Critique – Le Colonel ne dort pas – Émilienne Malfatto – Éditions du Sous-Sol

Critique – Le Colonel ne dort pas – Émilienne Malfatto – Éditions du Sous-Sol


L’homme est le seul être vivant à faire la guerre et, pour vaincre l’ennemi, à utiliser les moyens les plus abjects et les plus avilissants.

Tous les matins, dépêché par les leaders de la Reconquête, le colonel se rend au centre de commandement, ancien palais de l’ex-dictateur. Tous les matins, il va travailler. Son travail est répétitif, à la manière de Sisyphe condamné à rouler inlassablement une pierre en haut d’une montagne. Son travail consiste à torturer.

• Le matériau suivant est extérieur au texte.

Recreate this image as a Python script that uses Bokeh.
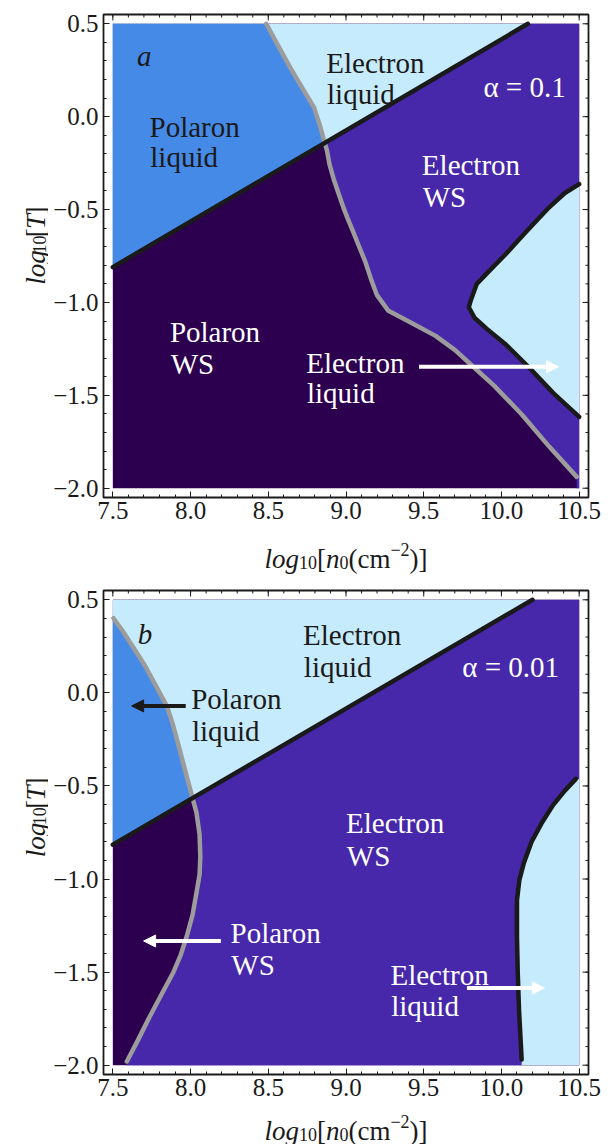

Ses nuits d’insomnie sont hantées par les Hommes-poissons, fantômes de ses premières victimes de retour pour se venger en lui infligeant des supplices semblables à ceux qu’il dispense quotidiennement. Comme s’il endurait la « peine à perpétuité » d’un Prométhée devant expier éternellement sa faute, le « virtuose » du scalpel ne connaît pas le repos. Pour lui, la mort serait un soulagement, une façon de faire cesser la souffrance.

Pourquoi un homme somme toute bien ordinaire est-il amené à être aussi cruel avec ses semblables ?

C’est la guerre qui est la clé d’explication. La guerre, le colonel y a été confronté alors qu’il était « jeune trop jeune ». Dans un réflexe de survie, il tue pour la première fois. Puis vinrent les Hommes-poissons électrocutés sur injonction de l’adjudant, alors qu’il n’était qu’un simple soldat. Et c’est en obéissant aux ordres qu’on devient un exécutant déshumanisé des besognes les plus viles.

Dans le palais, le colonel côtoie le général, inactif alors que « l’offensive s’enlise », réduisant de facto le nombre de candidats au martyre, sombrant dans la folie devant la pluie qui tombe sans relâche comme une métaphore de la chute annoncée. Il affronte aussi l’ordonnance, regard silencieux et réprobateur, pensant à ceux qui l’attendent chez lui pour mettre à distance l’horreur de ce qu’il voit et la peur de devenir un bourreau, à l’image du « spécialiste » de la torture qu’il voit opérer.

Ce que le colonel exécute inlassablement, l’autrice l’évoque à peine, laissant le lecteur imaginer ce qui se passe dans les sous-sols du palais.

De même, elle ne nomme ni les personnages, réduits à leurs grades, ni l’époque, ni le lieu. Pourtant, c’est en Amérique latine, dans un roman de Gabriel García Márquez, que j’ai eu l’impression d’être transportée, une Amérique latine qui a inventé en littérature le réalisme magique.

Roman sur l’absurdité de la guerre que les hommes font sans tenir compte des leçons du passé, répétant sans répit les mêmes erreurs, « Le Colonel qui dort » est un huis clos oppressant et glaçant plongé dans un décor où tout est gris et flou pour mieux souligner l’impression de désespoir.

On ressort de cette lecture secoué par la force du propos. Même si on peut avoir une impression de déjà-lu.